-- Begin RECORDED DATA --

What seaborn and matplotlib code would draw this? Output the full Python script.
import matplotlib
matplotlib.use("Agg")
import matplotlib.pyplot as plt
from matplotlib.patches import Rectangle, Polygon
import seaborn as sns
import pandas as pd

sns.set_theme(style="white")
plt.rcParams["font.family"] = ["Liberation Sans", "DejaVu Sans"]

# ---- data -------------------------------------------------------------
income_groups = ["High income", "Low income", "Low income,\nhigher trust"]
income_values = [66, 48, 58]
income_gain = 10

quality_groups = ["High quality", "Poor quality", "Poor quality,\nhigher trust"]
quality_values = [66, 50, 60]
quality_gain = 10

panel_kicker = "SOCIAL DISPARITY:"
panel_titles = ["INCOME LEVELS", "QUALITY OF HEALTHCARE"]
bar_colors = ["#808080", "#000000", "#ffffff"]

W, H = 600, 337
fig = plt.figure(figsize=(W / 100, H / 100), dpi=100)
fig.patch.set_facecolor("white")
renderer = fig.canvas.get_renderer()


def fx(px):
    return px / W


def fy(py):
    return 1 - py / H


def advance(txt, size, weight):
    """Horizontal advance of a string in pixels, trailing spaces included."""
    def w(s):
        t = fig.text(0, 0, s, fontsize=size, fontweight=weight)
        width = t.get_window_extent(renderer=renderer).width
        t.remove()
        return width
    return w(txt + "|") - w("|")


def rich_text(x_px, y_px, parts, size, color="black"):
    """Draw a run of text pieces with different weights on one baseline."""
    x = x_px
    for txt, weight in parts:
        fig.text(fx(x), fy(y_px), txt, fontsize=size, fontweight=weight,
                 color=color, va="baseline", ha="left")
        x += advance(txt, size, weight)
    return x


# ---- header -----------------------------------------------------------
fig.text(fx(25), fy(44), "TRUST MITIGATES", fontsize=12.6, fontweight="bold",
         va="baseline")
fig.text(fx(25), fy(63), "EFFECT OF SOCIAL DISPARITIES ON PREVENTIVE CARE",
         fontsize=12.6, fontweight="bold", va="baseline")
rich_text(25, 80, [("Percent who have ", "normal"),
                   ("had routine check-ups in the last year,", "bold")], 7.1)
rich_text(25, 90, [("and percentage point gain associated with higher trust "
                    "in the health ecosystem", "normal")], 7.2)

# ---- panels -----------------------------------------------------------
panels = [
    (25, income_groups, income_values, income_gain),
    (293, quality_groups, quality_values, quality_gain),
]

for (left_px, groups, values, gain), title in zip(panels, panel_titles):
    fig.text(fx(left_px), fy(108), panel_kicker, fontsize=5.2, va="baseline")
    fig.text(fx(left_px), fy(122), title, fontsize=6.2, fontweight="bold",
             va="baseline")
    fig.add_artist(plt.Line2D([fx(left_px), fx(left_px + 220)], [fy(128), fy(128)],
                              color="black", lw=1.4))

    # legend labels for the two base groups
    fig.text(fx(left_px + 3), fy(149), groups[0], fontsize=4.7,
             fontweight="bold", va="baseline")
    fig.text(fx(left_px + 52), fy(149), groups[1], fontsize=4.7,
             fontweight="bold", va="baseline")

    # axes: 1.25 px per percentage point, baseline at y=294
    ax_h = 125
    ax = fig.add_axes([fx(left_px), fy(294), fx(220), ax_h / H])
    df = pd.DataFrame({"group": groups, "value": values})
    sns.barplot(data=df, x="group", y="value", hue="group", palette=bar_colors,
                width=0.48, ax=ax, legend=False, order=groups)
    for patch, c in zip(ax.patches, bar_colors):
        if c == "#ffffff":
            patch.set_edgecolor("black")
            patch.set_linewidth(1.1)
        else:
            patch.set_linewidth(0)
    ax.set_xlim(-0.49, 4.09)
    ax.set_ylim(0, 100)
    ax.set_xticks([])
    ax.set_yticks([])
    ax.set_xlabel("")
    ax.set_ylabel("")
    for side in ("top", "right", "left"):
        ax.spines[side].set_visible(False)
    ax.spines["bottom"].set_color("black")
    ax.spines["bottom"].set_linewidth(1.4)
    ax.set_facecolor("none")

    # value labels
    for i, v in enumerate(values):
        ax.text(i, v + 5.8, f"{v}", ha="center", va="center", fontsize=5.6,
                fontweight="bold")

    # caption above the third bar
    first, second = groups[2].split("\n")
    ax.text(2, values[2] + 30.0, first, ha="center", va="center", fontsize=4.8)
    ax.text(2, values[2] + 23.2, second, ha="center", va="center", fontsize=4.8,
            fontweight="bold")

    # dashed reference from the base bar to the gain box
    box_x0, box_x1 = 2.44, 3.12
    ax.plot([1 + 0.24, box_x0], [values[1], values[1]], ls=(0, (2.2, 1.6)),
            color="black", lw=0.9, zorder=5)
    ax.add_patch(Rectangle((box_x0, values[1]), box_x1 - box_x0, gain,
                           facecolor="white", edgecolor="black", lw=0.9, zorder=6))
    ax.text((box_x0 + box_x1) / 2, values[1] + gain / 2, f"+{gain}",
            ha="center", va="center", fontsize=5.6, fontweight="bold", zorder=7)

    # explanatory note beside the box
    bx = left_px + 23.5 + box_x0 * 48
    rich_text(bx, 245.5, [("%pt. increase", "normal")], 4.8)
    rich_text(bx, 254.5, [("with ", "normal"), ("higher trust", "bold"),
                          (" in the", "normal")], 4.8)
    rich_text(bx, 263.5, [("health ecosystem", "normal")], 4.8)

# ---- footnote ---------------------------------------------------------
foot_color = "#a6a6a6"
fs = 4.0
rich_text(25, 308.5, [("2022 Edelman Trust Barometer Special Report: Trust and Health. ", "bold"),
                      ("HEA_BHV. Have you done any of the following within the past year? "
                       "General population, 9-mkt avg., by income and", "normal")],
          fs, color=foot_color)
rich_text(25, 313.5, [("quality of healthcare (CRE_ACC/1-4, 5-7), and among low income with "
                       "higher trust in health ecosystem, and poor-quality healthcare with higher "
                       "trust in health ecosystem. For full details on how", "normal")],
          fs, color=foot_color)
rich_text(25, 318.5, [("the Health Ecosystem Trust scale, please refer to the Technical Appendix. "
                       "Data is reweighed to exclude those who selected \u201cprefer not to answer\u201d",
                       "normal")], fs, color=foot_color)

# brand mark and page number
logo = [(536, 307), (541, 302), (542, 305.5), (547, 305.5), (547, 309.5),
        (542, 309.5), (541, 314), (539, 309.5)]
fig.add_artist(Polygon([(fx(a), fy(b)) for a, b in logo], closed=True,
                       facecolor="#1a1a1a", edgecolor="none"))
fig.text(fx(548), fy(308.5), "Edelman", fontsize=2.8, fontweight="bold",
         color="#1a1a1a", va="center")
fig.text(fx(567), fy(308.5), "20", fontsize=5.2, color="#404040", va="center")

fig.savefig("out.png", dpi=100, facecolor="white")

-- End RECORDED DATA --

Transcribe the whole listing exactly.

*EXERCISE RESULT:*
What seaborn and matplotlib code would draw this? Output the full Python script.
import matplotlib
matplotlib.use("Agg")
import matplotlib.pyplot as plt
from matplotlib.patches import Rectangle, Polygon
import seaborn as sns
import pandas as pd

sns.set_theme(style="white")
plt.rcParams["font.family"] = ["Liberation Sans", "DejaVu Sans"]

# ---- data -------------------------------------------------------------
income_groups = ["High income", "Low income", "Low income,\nhigher trust"]
income_values = [66, 48, 58]
income_gain = 10

quality_groups = ["High quality", "Poor quality", "Poor quality,\nhigher trust"]
quality_values = [66, 50, 60]
quality_gain = 10

panel_kicker = "SOCIAL DISPARITY:"
panel_titles = ["INCOME LEVELS", "QUALITY OF HEALTHCARE"]
bar_colors = ["#808080", "#000000", "#ffffff"]

W, H = 600, 337
fig = plt.figure(figsize=(W / 100, H / 100), dpi=100)
fig.patch.set_facecolor("white")
renderer = fig.canvas.get_renderer()


def fx(px):
    return px / W


def fy(py):
    return 1 - py / H


def advance(txt, size, weight):
    """Horizontal advance of a string in pixels, trailing spaces included."""
    def w(s):
        t = fig.text(0, 0, s, fontsize=size, fontweight=weight)
        width = t.get_window_extent(renderer=renderer).width
        t.remove()
        return width
    return w(txt + "|") - w("|")


def rich_text(x_px, y_px, parts, size, color="black"):
    """Draw a run of text pieces with different weights on one baseline."""
    x = x_px
    for txt, weight in parts:
        fig.text(fx(x), fy(y_px), txt, fontsize=size, fontweight=weight,
                 color=color, va="baseline", ha="left")
        x += advance(txt, size, weight)
    return x


# ---- header -----------------------------------------------------------
fig.text(fx(25), fy(44), "TRUST MITIGATES", fontsize=12.6, fontweight="bold",
         va="baseline")
fig.text(fx(25), fy(63), "EFFECT OF SOCIAL DISPARITIES ON PREVENTIVE CARE",
         fontsize=12.6, fontweight="bold", va="baseline")
rich_text(25, 80, [("Percent who have ", "normal"),
                   ("had routine check-ups in the last year,", "bold")], 7.1)
rich_text(25, 90, [("and percentage point gain associated with higher trust "
                    "in the health ecosystem", "normal")], 7.2)

# ---- panels -----------------------------------------------------------
panels = [
    (25, income_groups, income_values, income_gain),
    (293, quality_groups, quality_values, quality_gain),
]

for (left_px, groups, values, gain), title in zip(panels, panel_titles):
    fig.text(fx(left_px), fy(108), panel_kicker, fontsize=5.2, va="baseline")
    fig.text(fx(left_px), fy(122), title, fontsize=6.2, fontweight="bold",
             va="baseline")
    fig.add_artist(plt.Line2D([fx(left_px), fx(left_px + 220)], [fy(128), fy(128)],
                              color="black", lw=1.4))

    # legend labels for the two base groups
    fig.text(fx(left_px + 3), fy(149), groups[0], fontsize=4.7,
             fontweight="bold", va="baseline")
    fig.text(fx(left_px + 52), fy(149), groups[1], fontsize=4.7,
             fontweight="bold", va="baseline")

    # axes: 1.25 px per percentage point, baseline at y=294
    ax_h = 125
    ax = fig.add_axes([fx(left_px), fy(294), fx(220), ax_h / H])
    df = pd.DataFrame({"group": groups, "value": values})
    sns.barplot(data=df, x="group", y="value", hue="group", palette=bar_colors,
                width=0.48, ax=ax, legend=False, order=groups)
    for patch, c in zip(ax.patches, bar_colors):
        if c == "#ffffff":
            patch.set_edgecolor("black")
            patch.set_linewidth(1.1)
        else:
            patch.set_linewidth(0)
    ax.set_xlim(-0.49, 4.09)
    ax.set_ylim(0, 100)
    ax.set_xticks([])
    ax.set_yticks([])
    ax.set_xlabel("")
    ax.set_ylabel("")
    for side in ("top", "right", "left"):
        ax.spines[side].set_visible(False)
    ax.spines["bottom"].set_color("black")
    ax.spines["bottom"].set_linewidth(1.4)
    ax.set_facecolor("none")

    # value labels
    for i, v in enumerate(values):
        ax.text(i, v + 5.8, f"{v}", ha="center", va="center", fontsize=5.6,
                fontweight="bold")

    # caption above the third bar
    first, second = groups[2].split("\n")
    ax.text(2, values[2] + 30.0, first, ha="center", va="center", fontsize=4.8)
    ax.text(2, values[2] + 23.2, second, ha="center", va="center", fontsize=4.8,
            fontweight="bold")

    # dashed reference from the base bar to the gain box
    box_x0, box_x1 = 2.44, 3.12
    ax.plot([1 + 0.24, box_x0], [values[1], values[1]], ls=(0, (2.2, 1.6)),
            color="black", lw=0.9, zorder=5)
    ax.add_patch(Rectangle((box_x0, values[1]), box_x1 - box_x0, gain,
                           facecolor="white", edgecolor="black", lw=0.9, zorder=6))
    ax.text((box_x0 + box_x1) / 2, values[1] + gain / 2, f"+{gain}",
            ha="center", va="center", fontsize=5.6, fontweight="bold", zorder=7)

    # explanatory note beside the box
    bx = left_px + 23.5 + box_x0 * 48
    rich_text(bx, 245.5, [("%pt. increase", "normal")], 4.8)
    rich_text(bx, 254.5, [("with ", "normal"), ("higher trust", "bold"),
                          (" in the", "normal")], 4.8)
    rich_text(bx, 263.5, [("health ecosystem", "normal")], 4.8)

# ---- footnote ---------------------------------------------------------
foot_color = "#a6a6a6"
fs = 4.0
rich_text(25, 308.5, [("2022 Edelman Trust Barometer Special Report: Trust and Health. ", "bold"),
                      ("HEA_BHV. Have you done any of the following within the past year? "
                       "General population, 9-mkt avg., by income and", "normal")],
          fs, color=foot_color)
rich_text(25, 313.5, [("quality of healthcare (CRE_ACC/1-4, 5-7), and among low income with "
                       "higher trust in health ecosystem, and poor-quality healthcare with higher "
                       "trust in health ecosystem. For full details on how", "normal")],
          fs, color=foot_color)
rich_text(25, 318.5, [("the Health Ecosystem Trust scale, please refer to the Technical Appendix. "
                       "Data is reweighed to exclude those who selected \u201cprefer not to answer\u201d",
                       "normal")], fs, color=foot_color)

# brand mark and page number
logo = [(536, 307), (541, 302), (542, 305.5), (547, 305.5), (547, 309.5),
        (542, 309.5), (541, 314), (539, 309.5)]
fig.add_artist(Polygon([(fx(a), fy(b)) for a, b in logo], closed=True,
                       facecolor="#1a1a1a", edgecolor="none"))
fig.text(fx(548), fy(308.5), "Edelman", fontsize=2.8, fontweight="bold",
         color="#1a1a1a", va="center")
fig.text(fx(567), fy(308.5), "20", fontsize=5.2, color="#404040", va="center")

fig.savefig("out.png", dpi=100, facecolor="white")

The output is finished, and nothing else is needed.